Sunday, October 16, 2011

 

A Dogshit Cake With Really Lovely Frosting « Public (dis)Interest:

 

Jobs was a tremendous CEO and worthy of a case study or three at Harvard Business School, but it is ridiculous to suggest that he “vastly improved” the world in the manner of Luca Pacioli, en.wikipedia.org/wiki/Luca_Pacioli or Thomas Edison, or even Samuel Gompers. As Malcolm Gladwell has recently shown, he did not invent the point-and-click visual interface for which Apple first became famous, and it is ludicrous to suggest that Xerox’ innovation would have died had Jobs not seen it first. Ditto the handheld MP3 player, smartphone, and tablet. Jobs was a design genius with an incredible instinct for the market and he deserves all the money he has made . . . but that is all.

 

Constituted as I am, it is difficult for me not to read into the response to Jobs’ death the final conquest of consumer culture as secular religion.
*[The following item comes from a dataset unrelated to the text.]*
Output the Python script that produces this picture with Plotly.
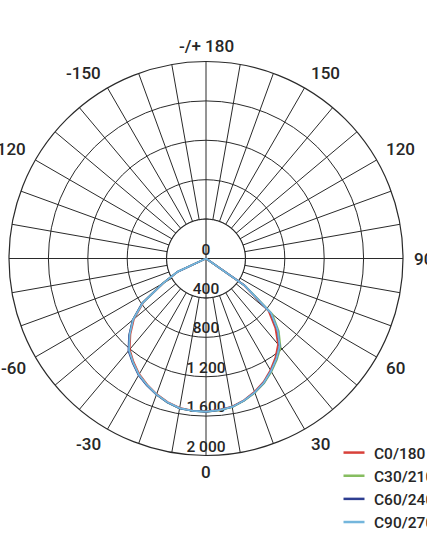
import numpy as np
import plotly.graph_objects as go

# ---------------- data ----------------
theta = [-70, -65, -60, -55, -50, -45, -40, -35, -30, -25, -20, -15, -10, -5, 0,
         5, 10, 15, 20, 25, 30, 35, 40, 45, 50, 55, 60]

c0_180 = [0, 310, 500, 775, 955, 1085, 1205, 1282, 1355, 1412, 1465, 1508, 1540, 1550, 1553,
          1543, 1527, 1490, 1440, 1382, 1308, 1228, 1138, 995, 830, 470, 0]
c30_210 = [0, 318, 508, 788, 970, 1100, 1218, 1292, 1364, 1419, 1470, 1513, 1545, 1553, 1556,
           1547, 1532, 1496, 1450, 1396, 1328, 1255, 1178, 1045, 878, 488, 0]
c60_240 = [0, 320, 510, 790, 972, 1105, 1225, 1296, 1368, 1422, 1471, 1513, 1545, 1553, 1556,
           1545, 1530, 1493, 1446, 1390, 1320, 1245, 1163, 1026, 859, 478, 0]
c90_270 = [0, 315, 505, 783, 966, 1097, 1216, 1290, 1362, 1417, 1468, 1511, 1543, 1552, 1555,
           1545, 1530, 1493, 1446, 1390, 1320, 1245, 1163, 1030, 862, 480, 0]

series_names = ["C0/180", "C30/210", "C60/240", "C90/270"]
series_values = [c0_180, c30_210, c60_240, c90_270]
series_colors = ["#d8413a", "#86bd60", "#2e3e91", "#74b6dc"]

radial_ticks = [400, 800, 1200, 1600, 2000]
radial_labels = ["0", "400", "800", "1 200", "1 600", "2 000"]
radial_label_pos = [0, 400, 800, 1200, 1600, 2000]

angle_tickvals = list(range(0, 360, 10))
angle_label_vals = [0, 30, 60, 90, 120, 150, 180, 210, 240, 270, 300, 330]
angle_label_text = ["0", "30", "60", "90", "120", "150", "-/+ 180",
                    "-150", "-120", "-90", "-60", "-30"]

GRID = "#2a2a2a"
TXT = "#262626"
FONT = "Roboto"

W, H = 427, 546
CX, CY, RPX = 206, 258.5, 197      # polar centre (px from top-left) and radius in px
LABEL_GAP = 10                      # px between outer ring and angle labels
VSHIFT = 5                          # pull labels above/below the ring towards it

fig = go.Figure()

# inner blank disc (radial spokes stop at the 400 ring)
circ = np.linspace(0, 360, 361)
fig.add_trace(go.Scatterpolar(r=[400] * len(circ), theta=circ, mode="lines",
                              fill="toself", fillcolor="white",
                              line=dict(color=GRID, width=1.1),
                              showlegend=False, hoverinfo="skip"))
# main axes through centre
fig.add_trace(go.Scatterpolar(r=[400, 0, 400], theta=[0, 0, 180], mode="lines",
                              line=dict(color=GRID, width=1.1),
                              showlegend=False, hoverinfo="skip"))
fig.add_trace(go.Scatterpolar(r=[400, 0, 400], theta=[90, 90, 270], mode="lines",
                              line=dict(color=GRID, width=1.1),
                              showlegend=False, hoverinfo="skip"))

# radial value labels
fig.add_trace(go.Scatterpolar(r=radial_label_pos, theta=[0] * len(radial_label_pos),
                              mode="text", text=radial_labels, textposition="top center",
                              textfont=dict(family=FONT, size=15.5, color=TXT, weight=500),
                              showlegend=False, hoverinfo="skip"))

# curves
for name, vals, col in zip(series_names, series_values, series_colors):
    fig.add_trace(go.Scatterpolar(r=vals, theta=theta, mode="lines",
                                  line=dict(color=col, width=1.8),
                                  name=name, showlegend=False))
# legend entries (short line samples)
for name, col in zip(series_names, series_colors):
    fig.add_trace(go.Scatterpolar(r=[None], theta=[None], mode="markers",
                                  marker=dict(symbol="line-ew", size=15,
                                              line=dict(width=2.5, color=col)),
                                  name=name, showlegend=True))

# angle labels around the outer ring
annotations = []
rho = RPX + LABEL_GAP
for a, t in zip(angle_label_vals, angle_label_text):
    s, c = np.sin(np.radians(a)), np.cos(np.radians(a))
    px = CX + rho * s
    py = CY + rho * c
    xa = "left" if s > 0.3 else ("right" if s < -0.3 else "center")
    ya = "top" if c > 0.3 else ("bottom" if c < -0.3 else "middle")
    ys = VSHIFT if c > 0.3 else (-VSHIFT if c < -0.3 else 0)
    annotations.append(dict(x=px / W, y=1 - py / H, xref="paper", yref="paper",
                            text=t, showarrow=False, xanchor=xa, yanchor=ya,
                            yshift=ys, borderpad=0,
                            font=dict(family=FONT, size=17, color=TXT, weight=500)))

fig.update_layout(
    width=W, height=H,
    margin=dict(l=0, r=0, t=0, b=0, autoexpand=False),
    paper_bgcolor="white",
    font=dict(family=FONT, size=15, color=TXT),
    polar=dict(
        domain=dict(x=[(CX - RPX) / W, (CX + RPX) / W],
                    y=[1 - (CY + RPX) / H, 1 - (CY - RPX) / H]),
        bgcolor="white",
        radialaxis=dict(range=[0, 2000], tickvals=radial_ticks, showticklabels=False,
                        ticks="", showline=False, gridcolor=GRID, gridwidth=1.1),
        angularaxis=dict(rotation=270, direction="counterclockwise",
                         tickvals=angle_tickvals, showticklabels=False, ticks="",
                         showline=True, linecolor=GRID, linewidth=1.2,
                         gridcolor=GRID, gridwidth=1.1),
    ),
    annotations=annotations,
    legend=dict(x=334 / W, xanchor="left", y=1 - 436 / H, yanchor="top",
                font=dict(family=FONT, size=15.5, color=TXT, weight=500),
                bgcolor="rgba(0,0,0,0)", tracegroupgap=0),
    showlegend=True,
)

fig.write_html("out.html", config={"displayModeBar": False},
               post_script="document.body.style.margin='0';document.body.style.padding='0';")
Something has changed in the last thirty-one or fourteen years. I am aware how ludicrous this sounds. Fortuitously, three luminaries, who did actually vastly improve the world, died within a day of him: Derrick Bell, who invented critical race theory, forever changing the way sensitive citizens look at the law; Fred Shuttlesworth, who co-founded the Southern Christian Leadership Conference and made this country a better place in a direct and obvious way; and Bert Jansch, who made possible the art of, among others, Bob Dylan, Neil Young, and Paul Simon. But none of them were direct participants in consumer culture, and they have passed mostly un-mourned, overwhelmed by tidal wave Jobs.